Optimal Structured Matrix Approximation for Robustness to Incomplete Biosequence Data
Chris Salahub, Jeffrey Uhlmann
TL;DR
The paper addresses the challenge of performing spectral analyses on large $n \times n$ bioinformatics matrices when data are incomplete by introducing a general Frobenius-norm minimization framework that approximates any matrix with a structured one. It proves that the optimum structured matrix $\mathbf{T}_M$ is obtained by replacing each index-set with the mean of the corresponding entries, yielding a space reduction from $O(n^2)$ to $O(|\mathbf{t}|)$ and a residual tied to within-group variance; in the circulant case, the implementation aligns with the DFT. The authors illustrate the approach with simulated and real LD data, showing improved robustness to missing data (fewer negative eigenvalues and smaller eigenvalue-discrepancy) at the cost of bias when data are nearly complete, and discuss extensions such as a structured-plus-diagonal form to preserve positive semidefiniteness.

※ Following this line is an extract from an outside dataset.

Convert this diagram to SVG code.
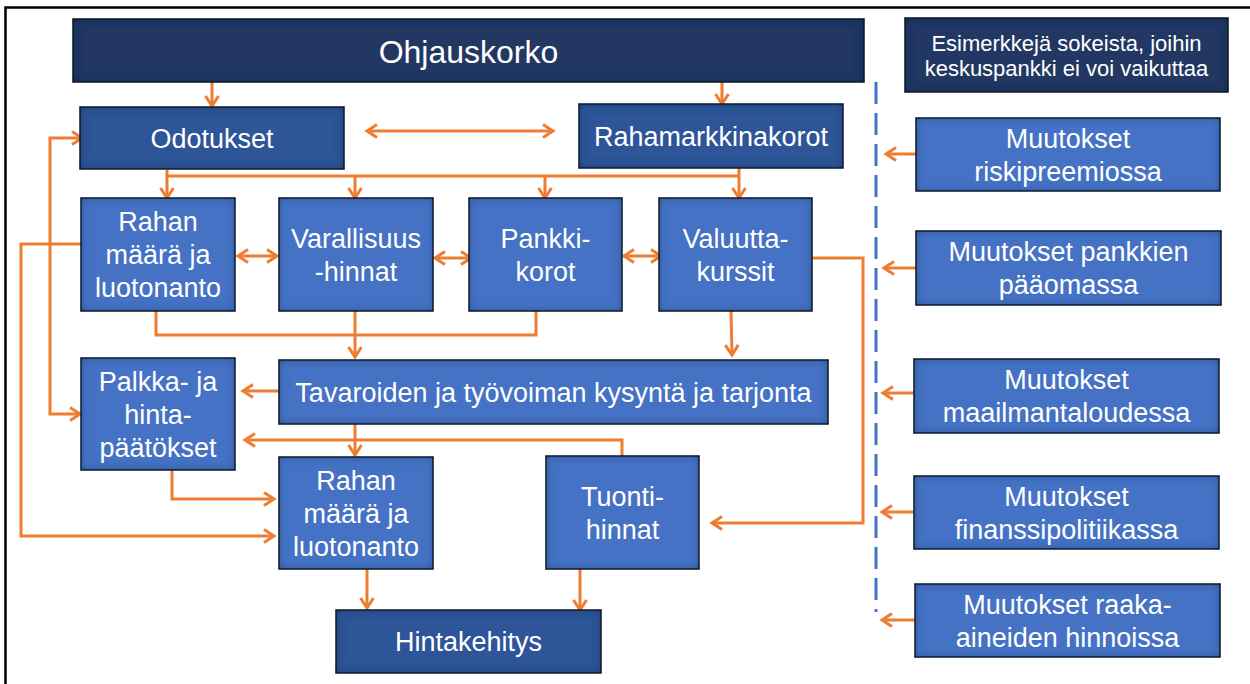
<svg xmlns="http://www.w3.org/2000/svg" width="1250" height="684" viewBox="0 0 1250 684">
<defs>
<style>
.box{stroke:#141414;stroke-width:1.3;filter:url(#inner)}
.lt{fill:#4472C4}
.md{fill:#2F5597}
.dk{fill:#203864}
.t{font-family:"Liberation Sans",Arial,sans-serif;font-size:27px;fill:#ffffff;text-anchor:middle}
.c{fill:none;stroke:#ED7D31;stroke-width:3}
.a{marker-end:url(#ah)}
.b{marker-start:url(#ah);marker-end:url(#ah)}
</style>
<filter id="inner" x="-10%" y="-10%" width="120%" height="120%">
<feFlood flood-color="#0a1a3a" flood-opacity="0.7" result="f"/>
<feComposite in="f" in2="SourceAlpha" operator="out" result="o"/>
<feGaussianBlur in="o" stdDeviation="4" result="bl"/>
<feComposite in="bl" in2="SourceAlpha" operator="in" result="sh"/>
<feMerge><feMergeNode in="SourceGraphic"/><feMergeNode in="sh"/></feMerge>
</filter>
<marker id="ah" viewBox="0 0 16 16" refX="13" refY="8" markerWidth="16" markerHeight="16" markerUnits="userSpaceOnUse" orient="auto-start-reverse">
<path d="M3,1.5 L13,8 L3,14.5" fill="none" stroke="#ED7D31" stroke-width="3"/>
</marker>
</defs>
<rect x="0" y="0" width="1250" height="684" fill="#ffffff"/>
<rect x="5.5" y="7.5" width="1260" height="700" fill="none" stroke="#000000" stroke-width="2.5"/>

<g id="connectors">
<path class="c a" d="M212,82 V106"/>
<path class="c a" d="M722,82 V104"/>
<path class="c b" d="M367,131 H553"/>
<path class="c" d="M167,170 V176 H739 M739,168 V176"/>
<path class="c a" d="M167,176 V198"/>
<path class="c a" d="M355,176 V198"/>
<path class="c a" d="M545,176 V198"/>
<path class="c a" d="M739,176 V198"/>
<path class="c b" d="M238,256 H277"/>
<path class="c b" d="M435,258 H471"/>
<path class="c b" d="M624,256 H661"/>
<path class="c" d="M156,311 V335 H536 V311"/>
<path class="c a" d="M355,311 V357"/>
<path class="c a" d="M731,311 L732,355"/>
<path class="c a" d="M812,258 H863 V523 H712"/>
<path class="c a" d="M279,391 H243"/>
<path class="c a" d="M622,456 V440 H245"/>
<path class="c a" d="M355,424 V455"/>
<path class="c a" d="M172,470 V499 H274"/>
<path class="c a" d="M81,244 H21 V536 H274"/>
<path class="c b" d="M82,138 H50 V414 H80"/>
<path class="c a" d="M367,569 V608"/>
<path class="c a" d="M580,569 V610"/>
<path class="c a" d="M916,154 H886"/>
<path class="c a" d="M916,268 H884"/>
<path class="c a" d="M914,393 H883"/>
<path class="c a" d="M914,512 H882"/>
<path class="c a" d="M915,620 H882"/>
<path d="M876,82 V612" fill="none" stroke="#4472C4" stroke-width="3" stroke-dasharray="22 9"/>
</g>

<g id="ohjauskorko"><rect class="box dk" x="73" y="19" width="791" height="63"/><text class="t" x="468.5" y="63" style="font-size:32px">Ohjauskorko</text></g>
<g id="odotukset"><rect class="box md" x="80" y="107" width="264" height="62"/><text class="t" x="212" y="147.5">Odotukset</text></g>
<g id="rahamarkkinakorot"><rect class="box md" x="579" y="104" width="264" height="64"/><text class="t" x="711" y="145.5">Rahamarkkinakorot</text></g>

<g id="rahan1"><rect class="box lt" x="81" y="198" width="154" height="113"/><text class="t" x="158" y="231">Rahan</text><text class="t" x="158" y="264">määrä ja</text><text class="t" x="158" y="297">luotonanto</text></g>
<g id="varallisuus"><rect class="box lt" x="279" y="198" width="154" height="113"/><text class="t" x="356" y="247.5">Varallisuus</text><text class="t" x="356" y="280.5">-hinnat</text></g>
<g id="pankkikorot"><rect class="box lt" x="469" y="198" width="153" height="113"/><text class="t" x="545.5" y="247.5">Pankki-</text><text class="t" x="545.5" y="280.5">korot</text></g>
<g id="valuuttakurssit"><rect class="box lt" x="659" y="198" width="153" height="113"/><text class="t" x="735.5" y="247.5">Valuutta-</text><text class="t" x="735.5" y="280.5">kurssit</text></g>

<g id="tavaroiden"><rect class="box lt" x="279" y="360" width="549" height="64"/><text class="t" x="553.5" y="401.5">Tavaroiden ja työvoiman kysyntä ja tarjonta</text></g>
<g id="palkka"><rect class="box lt" x="81" y="358" width="154" height="112"/><text class="t" x="158" y="390.5">Palkka- ja</text><text class="t" x="158" y="423.5">hinta-</text><text class="t" x="158" y="456.5">päätökset</text></g>
<g id="rahan2"><rect class="box lt" x="279" y="457" width="154" height="112"/><text class="t" x="356" y="489.5">Rahan</text><text class="t" x="356" y="522.5">määrä ja</text><text class="t" x="356" y="555.5">luotonanto</text></g>
<g id="tuonti"><rect class="box lt" x="546" y="456" width="153" height="113"/><text class="t" x="622.5" y="505.5">Tuonti-</text><text class="t" x="622.5" y="538.5">hinnat</text></g>
<g id="hintakehitys"><rect class="box md" x="336" y="610" width="265" height="63"/><text class="t" x="468.5" y="651">Hintakehitys</text></g>

<g id="esimerkkeja"><rect class="box dk" x="905" y="18" width="323" height="74"/><text class="t" x="1066.5" y="50.5" style="font-size:22px">Esimerkkejä sokeista, joihin</text><text class="t" x="1066.5" y="75.5" style="font-size:22px">keskuspankki ei voi vaikuttaa</text></g>
<g id="riskipreemio"><rect class="box lt" x="916" y="118" width="304" height="73"/><text class="t" x="1068" y="147.5">Muutokset</text><text class="t" x="1068" y="180.5">riskipreemiossa</text></g>
<g id="paaoma"><rect class="box lt" x="916" y="231" width="305" height="74"/><text class="t" x="1068.5" y="261">Muutokset pankkien</text><text class="t" x="1068.5" y="294">pääomassa</text></g>
<g id="maailmantalous"><rect class="box lt" x="914" y="359" width="305" height="74"/><text class="t" x="1066.5" y="389">Muutokset</text><text class="t" x="1066.5" y="422">maailmantaloudessa</text></g>
<g id="finanssipolitiikka"><rect class="box lt" x="914" y="476" width="305" height="73"/><text class="t" x="1066.5" y="505.5">Muutokset</text><text class="t" x="1066.5" y="538.5">finanssipolitiikassa</text></g>
<g id="raaka-aineet"><rect class="box lt" x="915" y="584" width="305" height="73"/><text class="t" x="1067.5" y="613.5">Muutokset raaka-</text><text class="t" x="1067.5" y="646.5">aineiden hinnoissa</text></g>
</svg>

Overall, the method offers a simple, efficient procedure for robust matrix approximation with broad applicability in genomics and beyond.
Abstract
We propose a general method for optimally approximating an arbitrary matrix $\mathbf{M}$ by a structured matrix $\mathbf{T}$ (circulant, Toeplitz/Hankel, etc.) and examine its use for estimating the spectra of genomic linkage disequilibrium matrices. This application is prototypical of a variety of genomic and proteomic problems that demand robustness to incomplete biosequence information. We perform a simulation study and corroborative test of our method using real genomic data from the Mouse Genome Database. The results confirm the predicted utility of the method and provide strong evidence of its potential value to a wide range of bioinformatics applications. Our optimal general matrix approximation method is expected to be of independent interest to an even broader range of applications in applied mathematics and engineering.